There is such a thing as honor. And when the honor of a great man is attacked, there must be a response.
Professor Derrick Bell, who passed away last October, was a great man. His legacy to the legal profession; to civil rights law and thinking; to legal scholarship; to the hundreds of students he taught; and to the scores of black leaders, academics and activists he mentored cannot be calculated. He refused to compromise with racism by studying it, resisting it and showing us how to build a life filled with joy, humor and integrity, while wrestling with our nation's most ugly and intractable problem.
So when the likes of Fox News analysts, Sarah Palin and muckraking bloggers launched a smear campaign against Bell, it should not be treated as politics as usual. So far, the defense of Bell's good name has fallen to his beloved wife, Janet Dewart Bell, who offered a powerful and moving account of Derrick's life and trenchant critique of the right-wing smear machine, and professor Charles Ogletree, who challenged Bell's detractors directly before Fox viewers.
Bell, an ardent student and lover of gospel music, would understand when I say that if those of us who have been touched and influenced by his life and work do not vigorously speak out in his defense, "the rocks will cry out."
The source of the smear campaign against Bell was the late Andrew Breitbart, the right-wing provocateur for whom the truth seemed often a mere annoyance and for whom character assassination was his stock in trade. Several years ago, Breitbart set his sights on ACORN, the fair-housing organizing group, whose voter-participation efforts many credit with registering thousands of Obama voters in 2008.
For the most virulent on the right, dismantling ACORN was a post-election priority. It was accomplished by discrediting ACORN with a filmed sting operation whose tapes were doctored to make the organization look as if its employees encouraged community members to engage in illegal conduct. Spooked Democrats in Congress acquiesced in a GOP push to defund ACORN, cutting off essential funds and precipitating the organization's end.

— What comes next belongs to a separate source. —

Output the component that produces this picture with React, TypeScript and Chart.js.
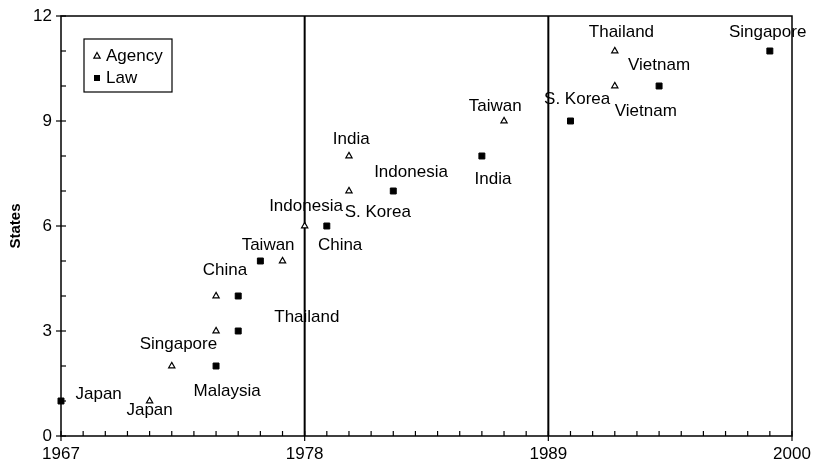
import React, { useEffect, useRef } from 'react';
import { Chart, registerables } from 'chart.js';

Chart.register(...registerables);

// Data
const agencyYears = [1971, 1972, 1974, 1974, 1977, 1978, 1980, 1980, 1987, 1992, 1992];
const agencyStates = [1, 2, 3, 4, 5, 6, 7, 8, 9, 10, 11];
const lawYears = [1967, 1974, 1975, 1975, 1976, 1979, 1982, 1986, 1990, 1994, 1999];
const lawStates = [1, 2, 3, 4, 5, 6, 7, 8, 9, 10, 11];

const xTickYears = [1967, 1978, 1989, 2000];
const yTickValues = [0, 3, 6, 9, 12];
const dividerYears = [1978, 1989];

// Country annotations (anchor in data units)
const labelTexts = [
  'Japan', 'Japan', 'Singapore', 'Malaysia', 'China', 'Taiwan', 'Thailand',
  'Indonesia', 'China', 'S. Korea', 'India', 'Indonesia', 'India', 'Taiwan',
  'S. Korea', 'Vietnam', 'Vietnam', 'Thailand', 'Singapore',
];
const labelYears = [
  1968.7, 1971, 1972.3, 1974.5, 1974.4, 1976.35, 1978.1,
  1978.06, 1979.6, 1981.3, 1980.1, 1982.8, 1986.5, 1986.6,
  1990.3, 1993.4, 1994, 1992.3, 1998.9,
];
const labelStates = [
  1.2, 0.74, 2.63, 1.29, 4.74, 5.46, 3.4,
  6.57, 5.46, 6.4, 8.49, 7.54, 7.34, 9.43,
  9.63, 9.29, 10.6, 11.54, 11.54,
];

const FONT = '"Liberation Sans", Arial, Helvetica, sans-serif';

function drawTriangle(ctx: CanvasRenderingContext2D, x: number, y: number, r: number) {
  ctx.beginPath();
  ctx.moveTo(x, y - r);
  ctx.lineTo(x + r * 0.9, y + r * 0.6);
  ctx.lineTo(x - r * 0.9, y + r * 0.6);
  ctx.closePath();
  ctx.fillStyle = '#fff';
  ctx.fill();
  ctx.lineWidth = 1.2;
  ctx.strokeStyle = '#000';
  ctx.stroke();
}

const framePlugin = {
  id: 'frame',
  beforeDatasetsDraw(chart: any) {
    const ctx = chart.ctx as CanvasRenderingContext2D;
    const { left, right, top, bottom } = chart.chartArea;
    const xs = chart.scales.x;
    const ys = chart.scales.y;
    ctx.save();
    ctx.strokeStyle = '#000';
    // frame
    ctx.lineWidth = 1.5;
    ctx.beginPath();
    ctx.moveTo(left, top);
    ctx.lineTo(right, top);
    ctx.lineTo(right, bottom);
    ctx.lineTo(left, bottom);
    ctx.closePath();
    ctx.stroke();
    // dividers
    ctx.lineWidth = 2;
    dividerYears.forEach((yr) => {
      const px = xs.getPixelForValue(yr);
      ctx.beginPath();
      ctx.moveTo(px, top);
      ctx.lineTo(px, bottom);
      ctx.stroke();
    });
    // ticks
    ctx.lineWidth = 1.2;
    for (let yr = xs.min; yr <= xs.max; yr++) {
      const px = xs.getPixelForValue(yr);
      const major = xTickYears.includes(yr);
      ctx.beginPath();
      ctx.moveTo(px, bottom - 5);
      ctx.lineTo(px, bottom + (major ? 5 : 0));
      ctx.stroke();
    }
    for (let v = ys.min; v <= ys.max; v++) {
      const py = ys.getPixelForValue(v);
      const major = yTickValues.includes(v);
      ctx.beginPath();
      ctx.moveTo(left - (major ? 5 : 0), py);
      ctx.lineTo(left + 5, py);
      ctx.stroke();
    }
    // axis title
    ctx.fillStyle = '#000';
    ctx.font = `bold 15px ${FONT}`;
    ctx.translate(16, (top + bottom) / 2);
    ctx.rotate(-Math.PI / 2);
    ctx.textAlign = 'center';
    ctx.textBaseline = 'middle';
    ctx.fillText('States', 0, 0);
    ctx.restore();
  },
  afterDatasetsDraw(chart: any) {
    const ctx = chart.ctx as CanvasRenderingContext2D;
    const xs = chart.scales.x;
    const ys = chart.scales.y;
    ctx.save();
    ctx.fillStyle = '#000';
    ctx.font = `17px ${FONT}`;
    ctx.textAlign = 'center';
    ctx.textBaseline = 'middle';
    labelTexts.forEach((t, i) => {
      ctx.fillText(t, xs.getPixelForValue(labelYears[i]), ys.getPixelForValue(labelStates[i]));
    });
    // legend
    const lx = chart.chartArea.left + 23;
    const ly = chart.chartArea.top + 23;
    ctx.fillStyle = '#fff';
    ctx.fillRect(lx, ly, 88, 53);
    ctx.strokeStyle = '#000';
    ctx.lineWidth = 1.2;
    ctx.strokeRect(lx, ly, 88, 53);
    drawTriangle(ctx, lx + 13, ly + 17, 3.5);
    ctx.fillStyle = '#000';
    ctx.fillRect(lx + 10, ly + 36, 6, 6);
    ctx.textAlign = 'left';
    ctx.font = `17px ${FONT}`;
    ctx.fillText('Agency', lx + 22, ly + 17);
    ctx.fillText('Law', lx + 22, ly + 39);
    ctx.restore();
  },
};

export default function App() {
  const ref = useRef<HTMLCanvasElement | null>(null);
  useEffect(() => {
    document.body.style.margin = '0';
    const canvas = ref.current;
    if (!canvas) return;
    const chart = new Chart(canvas, {
      type: 'scatter',
      data: {
        datasets: [
          {
            label: 'Agency',
            data: agencyYears.map((x, i) => ({ x, y: agencyStates[i] })),
            pointStyle: 'triangle',
            pointRadius: 3.6,
            backgroundColor: '#fff',
            borderColor: '#000',
            borderWidth: 1.2,
          },
          {
            label: 'Law',
            data: lawYears.map((x, i) => ({ x, y: lawStates[i] })),
            pointStyle: 'rect',
            pointRadius: 4.2,
            backgroundColor: '#000',
            borderColor: '#000',
            borderWidth: 1,
          },
        ],
      },
      options: {
        animation: false,
        responsive: false,
        maintainAspectRatio: false,
        clip: false as any,
        layout: { padding: { top: 16, right: 21, left: 0, bottom: 0 } },
        plugins: { legend: { display: false }, tooltip: { enabled: false } },
        scales: {
          x: {
            type: 'linear',
            min: 1967,
            max: 2000,
            grid: { display: false, drawTicks: false },
            border: { display: false },
            afterBuildTicks: (s: any) => {
              s.ticks = xTickYears.map((v) => ({ value: v }));
            },
            afterFit: (s: any) => {
              s.height = 31;
              s.paddingLeft = 0;
              s.paddingRight = 0;
            },
            ticks: {
              padding: 8,
              color: '#000',
              font: { family: FONT, size: 17 },
              callback: (v: any) => String(v),
              maxRotation: 0,
              autoSkip: false,
            },
          },
          y: {
            type: 'linear',
            min: 0,
            max: 12,
            grid: { display: false, drawTicks: false },
            border: { display: false },
            afterBuildTicks: (s: any) => {
              s.ticks = yTickValues.map((v) => ({ value: v }));
            },
            afterFit: (s: any) => {
              s.width = 61;
              s.paddingTop = 0;
              s.paddingBottom = 0;
            },
            ticks: {
              padding: 9,
              color: '#000',
              font: { family: FONT, size: 17 },
              callback: (v: any) => String(v),
              autoSkip: false,
            },
          },
        },
      },
      plugins: [framePlugin],
    });
    return () => chart.destroy();
  }, []);
  return (
    <div style={{ position: 'absolute', left: 0, top: 0, width: 813, height: 467, background: '#fff' }}>
      <canvas ref={ref} width={813} height={467} style={{ width: 813, height: 467 }} />
    </div>
  );
}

Breitbart's next masterpiece was his promotion of a two-minute excerpt of a 20-year-old video of former U.S. Dept. of Agriculture official Shirley Sherrod. The selectively edited video of Sherrod at an NAACP conference suggested she was promoting a message of antiwhite racism (when, in fact, her message was about how ultimately class was more important than race). Breitbart succeeded in scaring Obama administration officials into precipitously firing Sherrod.
When the full video was aired, Breitbart's diabolical scheme was apparent. Although USDA officials apologized and offered Sherrod her job back (she declined) and President Obama called Sherrod directly, her name will remain connected with a characterization completely manufactured by the right wing.
Sherrod described her life as having been turned "upside down" by Breitbart's smear. Van Jones, a White House adviser on environmental issues, felt compelled to resign when the right's character assassins set their sites on him.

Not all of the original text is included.